Personagens de complexa construção
O ator Valdir Silva, de 57 anos, é tocado ainda hoje, passados quase 30 anos da primeira oficina teatral da qual participou, pela mesma vontade que o levou a participar, em 1986, de uma oficina de atores tendo como orientadora a atriz Margarida Baird, hoje uma das mais importantes atrizes em atividade no Estado. Começava assim a realização do sonho de um dia atuar nascido muitos anos antes, levado pela mãe às sessões de circo-teatro comuns em Florianópolis quando ele era criança. Na oficina, a atriz repassou experiências vividas e conhecimento trazido de sua passagem pelo elenco do mítico Teatro Oficina, grupo paulistano criado por Zé Celso Martinez no começo dos anos 1960.
No âmbito acadêmico, o curso de Artes Cênicas da Udesc (Universidade do Estado de Santa Catarina) oferece desde 1986 outras possibilidades de moldagem de futuros atores. Formado na primeira turma da faculdade, Nazareno Pereira, 55, integra há quase três décadas o grupo Teatro Sim… Por Que Não?!!!, nascido ainda nos corredores da universidade e cujo nome foi aproveitado do grupo criado por Margarida para a oficina realizada naquele ano.
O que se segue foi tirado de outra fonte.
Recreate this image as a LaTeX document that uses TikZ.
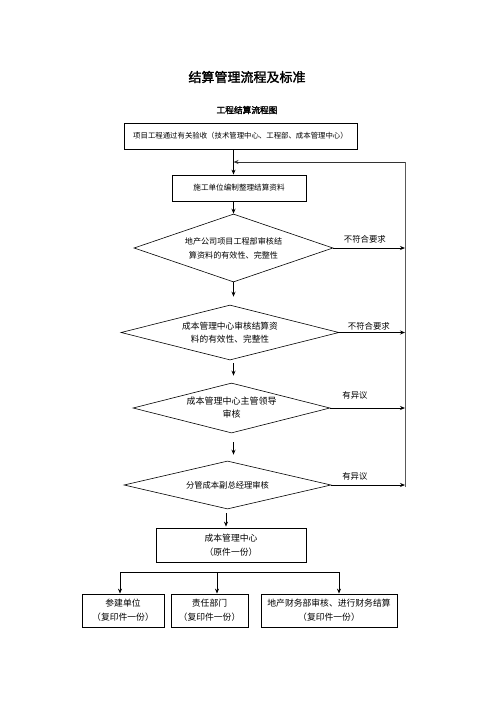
\documentclass[tikz,border=0pt]{standalone}
\usepackage{fontspec}
\newfontfamily\cjk[AutoFakeBold=2]{Noto Sans CJK SC}
\usetikzlibrary{positioning,shapes.geometric,arrows.meta}

\begin{document}
\begin{tikzpicture}[x=1pt,y=-1pt,
    box/.style={draw, line width=0.8pt, inner sep=0pt, align=center, font=\cjk\fontsize{8.8}{14}\selectfont},
    dia/.style={draw, diamond, aspect=4, line width=0.6pt, inner sep=0pt, align=center, font=\cjk\fontsize{8.5}{13}\selectfont},
    arr/.style={-{Stealth[length=5pt,width=4pt]}, line width=0.8pt},
    rail/.style={line width=1pt, black!65},
    lbl/.style={font=\cjk\fontsize{8.4}{10}\selectfont, anchor=south, inner sep=1pt}]
    \useasboundingbox (0,0) rectangle (496,702);

    % Titles
    \node[font=\cjk\bfseries\fontsize{13}{15}\selectfont] (title) at (247,77) {结算管理流程及标准};
    \node[font=\cjk\bfseries\fontsize{8.7}{10}\selectfont] (subtitle) at (247,110) {工程结算流程图};

    % Boxes and checks
    \node[box, minimum width=233pt, minimum height=26pt, font=\cjk\fontsize{7.4}{9}\selectfont] (accept) at (240.5,136) {项目工程通过有关验收（技术管理中心、工程部、成本管理中心）};
    \node[box, minimum width=134pt, minimum height=26pt, font=\cjk\fontsize{7.6}{9}\selectfont] (prepare) at (239,188) {施工单位编制整理结算资料};
    \node[dia, minimum width=199pt, minimum height=68pt, font=\cjk\fontsize{8.1}{14}\selectfont] (chkA) at (233.5,248) {地产公司项目工程部审核结\\算资料的有效性、完整性};
    \node[dia, minimum width=218pt, minimum height=55pt, font=\cjk\fontsize{8.7}{13}\selectfont] (chkB) at (230,332.5) {成本管理中心审核结算资\\料的有效性、完整性};
    \node[dia, minimum width=197pt, minimum height=50pt, font=\cjk\fontsize{9}{13}\selectfont] (chkC) at (231.5,408) {成本管理中心主管领导\\审核};
    \node[dia, minimum width=207pt, minimum height=48pt, font=\cjk\fontsize{8.3}{10}\selectfont] (chkD) at (227.5,485) {分管成本副总经理审核};
    \node[box, minimum width=150pt, minimum height=34pt] (cost) at (231,545) {成本管理中心\\（原件一份）};

    % Copies
    \node[box, minimum width=82pt, minimum height=33pt] (unit) at (123,610.5) {参建单位\\（复印件一份）};
    \node[box, minimum width=77pt, minimum height=33pt] (dept) at (209.5,610.5) {责任部门\\（复印件一份）};
    \node[box, minimum width=136pt, minimum height=33pt] (fin) at (329,610.5) {地产财务部审核、进行财务结算\\（复印件一份）};

    % Main flow
    \draw[arr] (accept.south -| chkA) -- (prepare.north -| chkA);
    \draw[arr] (prepare.south -| chkA) -- (chkA.north);
    \draw[arr, shorten >=8pt] (chkA.south) -- (chkA.south |- chkB.north);
    \draw[arr, shorten <=3pt, shorten >=7pt] (chkB.south -| chkA) -- (chkC.north -| chkA);
    \draw[arr, shorten <=9pt, shorten >=6pt] (chkC.south -| chkA) -- (chkD.north -| chkA);
    \draw[arr, shorten <=4pt, shorten >=1pt] ([xshift=-1.5pt]chkD.south) -- ([xshift=-1.5pt]chkD.south |- cost.north);

    % Return line
    \coordinate (rtop) at (405,162);
    \draw[arr] (chkA.east) -- (chkA.east -| rtop) node[lbl, pos=0.44, yshift=3.5pt] {不符合要求};
    \draw[arr] (chkB.east) -- (chkB.east -| rtop) node[lbl, pos=0.45, yshift=0.5pt] {不符合要求};
    \draw[arr] (chkC.east) -- (chkC.east -| rtop) node[lbl, pos=0.33, yshift=7.5pt] {有异议};
    \draw[arr] (chkD.east) -- (chkD.east -| rtop) node[lbl, pos=0.32, yshift=3.5pt] {有异议};
    \draw[rail] ([yshift=-2pt]chkD.east -| rtop) -- (rtop);
    \draw[arr, black!80] (rtop) -- (rtop -| chkA);

    % Distribution
    \coordinate (busL) at (120,572);
    \coordinate (busM) at (217,572);
    \coordinate (busR) at (339,572);
    \draw[line width=0.8pt] (busL) -- (busR);
    \draw[arr] (busL) -- (busL |- unit.north);
    \draw[arr] (busM) -- (busM |- dept.north);
    \draw[arr] (busR) -- (busR |- fin.north);
\end{tikzpicture}
\end{document}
Embora diplomado, o ator não considera fundamental o curso superior para um ator. “Ela não forma ator”, diz, sem desconsiderar o curso, “é um local em que se adquire conhecimentos”.
Assíduo nas platéias de teatro na Capital, Gabriel Nascimento decidiu-se por fazer um curso depois de tomar contato com as montagens do grupo Vanguarda, companhia e escola que desde 2002 faz da literatura matéria-prima de peças voltadas para o público jovem. Fazer espetáculos de interesse dos alunos de escolas com adaptações literárias foi a forma encontrada pelo diretor Sérgio Murilo para também incentivar novos públicos e despertar o interesse pelo universo cênico. Gabriel é a confirmação de que valeu a pena fazer a aposta. Aos 18 anos, ele demonstra intimidade rara com a produção teatral e a agenda local. O gosto e interesse, segundo ele, são também resultado da participação no curso coordenado por Sérgio, que divide atividades do grupo com a de professor.
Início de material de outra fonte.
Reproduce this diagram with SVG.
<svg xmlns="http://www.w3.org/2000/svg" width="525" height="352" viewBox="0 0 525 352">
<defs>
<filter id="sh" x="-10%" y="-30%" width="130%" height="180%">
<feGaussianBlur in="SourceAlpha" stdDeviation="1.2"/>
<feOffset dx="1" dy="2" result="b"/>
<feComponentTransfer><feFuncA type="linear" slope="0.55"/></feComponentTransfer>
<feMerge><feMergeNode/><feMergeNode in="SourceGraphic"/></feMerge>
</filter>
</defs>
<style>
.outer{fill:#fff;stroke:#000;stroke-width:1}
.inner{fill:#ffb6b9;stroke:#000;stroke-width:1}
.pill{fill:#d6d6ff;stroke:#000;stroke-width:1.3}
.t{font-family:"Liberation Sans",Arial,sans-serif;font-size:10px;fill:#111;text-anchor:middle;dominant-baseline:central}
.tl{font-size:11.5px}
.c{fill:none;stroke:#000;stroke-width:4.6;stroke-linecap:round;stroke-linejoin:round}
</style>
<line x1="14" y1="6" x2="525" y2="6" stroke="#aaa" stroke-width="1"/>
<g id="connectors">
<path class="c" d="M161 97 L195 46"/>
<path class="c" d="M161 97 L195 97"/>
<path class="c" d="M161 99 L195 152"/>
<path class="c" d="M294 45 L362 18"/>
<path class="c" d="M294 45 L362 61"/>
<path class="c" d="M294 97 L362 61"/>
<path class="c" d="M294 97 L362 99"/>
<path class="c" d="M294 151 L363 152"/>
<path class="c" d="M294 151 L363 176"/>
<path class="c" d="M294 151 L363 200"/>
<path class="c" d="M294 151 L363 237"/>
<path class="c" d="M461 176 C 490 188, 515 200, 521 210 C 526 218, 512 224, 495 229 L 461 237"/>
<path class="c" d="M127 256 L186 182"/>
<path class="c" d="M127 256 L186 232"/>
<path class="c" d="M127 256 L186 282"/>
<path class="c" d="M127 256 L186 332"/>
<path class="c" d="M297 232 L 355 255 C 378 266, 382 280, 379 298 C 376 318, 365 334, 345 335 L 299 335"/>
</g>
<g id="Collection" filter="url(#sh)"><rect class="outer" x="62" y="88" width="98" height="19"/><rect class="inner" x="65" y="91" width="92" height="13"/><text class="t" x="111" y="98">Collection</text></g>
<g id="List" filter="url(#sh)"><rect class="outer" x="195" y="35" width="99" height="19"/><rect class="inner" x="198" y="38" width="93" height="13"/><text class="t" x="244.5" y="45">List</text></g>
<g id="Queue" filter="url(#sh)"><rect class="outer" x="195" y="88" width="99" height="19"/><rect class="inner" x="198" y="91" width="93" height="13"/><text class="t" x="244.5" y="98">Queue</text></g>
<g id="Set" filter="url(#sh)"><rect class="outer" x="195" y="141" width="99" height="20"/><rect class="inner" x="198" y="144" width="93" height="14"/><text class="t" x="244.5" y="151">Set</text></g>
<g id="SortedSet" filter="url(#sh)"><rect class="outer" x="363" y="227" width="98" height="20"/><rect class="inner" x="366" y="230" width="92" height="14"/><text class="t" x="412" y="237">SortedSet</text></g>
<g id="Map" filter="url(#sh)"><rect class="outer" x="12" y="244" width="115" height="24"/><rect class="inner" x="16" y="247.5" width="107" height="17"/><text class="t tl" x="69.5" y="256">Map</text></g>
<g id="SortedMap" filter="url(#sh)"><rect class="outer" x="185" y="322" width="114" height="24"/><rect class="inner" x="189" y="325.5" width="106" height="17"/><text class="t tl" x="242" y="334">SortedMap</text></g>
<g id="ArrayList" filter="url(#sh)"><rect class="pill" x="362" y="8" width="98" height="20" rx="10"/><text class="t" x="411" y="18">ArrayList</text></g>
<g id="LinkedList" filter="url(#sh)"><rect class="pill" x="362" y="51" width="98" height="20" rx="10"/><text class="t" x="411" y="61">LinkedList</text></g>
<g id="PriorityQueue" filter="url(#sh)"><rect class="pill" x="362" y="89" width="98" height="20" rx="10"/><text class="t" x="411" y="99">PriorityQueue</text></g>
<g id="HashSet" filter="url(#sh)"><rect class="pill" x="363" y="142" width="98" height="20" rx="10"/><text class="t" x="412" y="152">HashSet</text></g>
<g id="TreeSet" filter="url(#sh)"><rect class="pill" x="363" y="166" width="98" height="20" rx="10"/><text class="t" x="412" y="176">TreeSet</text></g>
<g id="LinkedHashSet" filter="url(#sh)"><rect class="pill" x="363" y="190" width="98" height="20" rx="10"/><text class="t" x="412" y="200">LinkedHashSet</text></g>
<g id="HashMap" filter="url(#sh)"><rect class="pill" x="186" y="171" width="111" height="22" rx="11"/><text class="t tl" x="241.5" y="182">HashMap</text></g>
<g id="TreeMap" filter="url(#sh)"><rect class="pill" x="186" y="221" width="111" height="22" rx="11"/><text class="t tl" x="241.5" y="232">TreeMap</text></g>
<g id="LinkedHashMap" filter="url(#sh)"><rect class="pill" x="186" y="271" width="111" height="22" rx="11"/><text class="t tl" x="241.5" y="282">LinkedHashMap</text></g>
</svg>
Na mesma área do Centro da Capital onde está o Vanguarda, funciona há dois anos a Art Teatro, cuja proposta volta o foco da preparação dos alunos de teatro para as produções musicais. Esse diferencial atraiu para os cursos a estudante Julia Cris, de 18 anos e com passagens por escolinhas de dança desde criança. Decidida, ela acredita ter encontrado um jeito viável de seguir a carreira de atriz. “Já estou na porta, se é o caminho certo, eu não sei”, filosofa, garantindo que não vai desistir de seu sonho.
Um teatro para chamar de meu
Engrenagem de movimento contínuo, desde que o teatro passou a se fazer presente no cotidiano de Florianópolis, a cidade conviveu com os mais diferentes tipos de movimentos e produções. Ganharam os palcos desde montagens sacras às do modernismo do Grupo Sul e das companhias nascidas do engajamento contra a ditadura militar, até espetáculos de ópera e épicos. Essa fartura cênica está diluída em épocas, mas o diretor e ator Régius Brandão espera capitalizar para seu projeto uma fatia do que se evidencia como um bom momento para o teatro local.
Desde que chegou à Santa Catarina, no começo da última década, trazendo consigo a o legado da produção e das andanças pelo universo da arte em Porto Alegre, onde estreou como ator em 1980, numa montagem de O Rei da Vela, de Oswald de Andrade dirigida por Nestor Monastério. Mas, parece, chegou a hora de lançar mão de seu mais ousado projeto, o de agregar ao trabalho de produção das montagens e atuação o de mantenedor de seu próprio espaço. A oportunidade veio este ano, quando arrendou o espaço teatral do antigo Sol da Terra, pequeno , mas ativo, centro cultural encravado no Centrinho da Lagoa da Conceição. “Isso trouxe de volta o respeito a este lugar”, anima-se.
Ali, numa sala com capacidade para 60 lugares, são ministradas oficinas, a primeira delas ministrada em março. Havia três anos que Régius promovia cursos no LIC (Lagoa Iate Clube), para um público eclético. “São alunos que já fizeram arte cênica, gente que está começando e pessoas interessadas em encontrarem nas aulas de teatro uma forma de desinibir”, conta o artista. Como os cursos sempre encerram numa montagem coletiva, ele considera estar fazendo um importante papel. “As escolas de teatro não preparam para ser ator”, justifica, lamentando que hoje em dia a maioria das candidatos a ator vê na formação dos cursos uma maneira para chegar à televisão.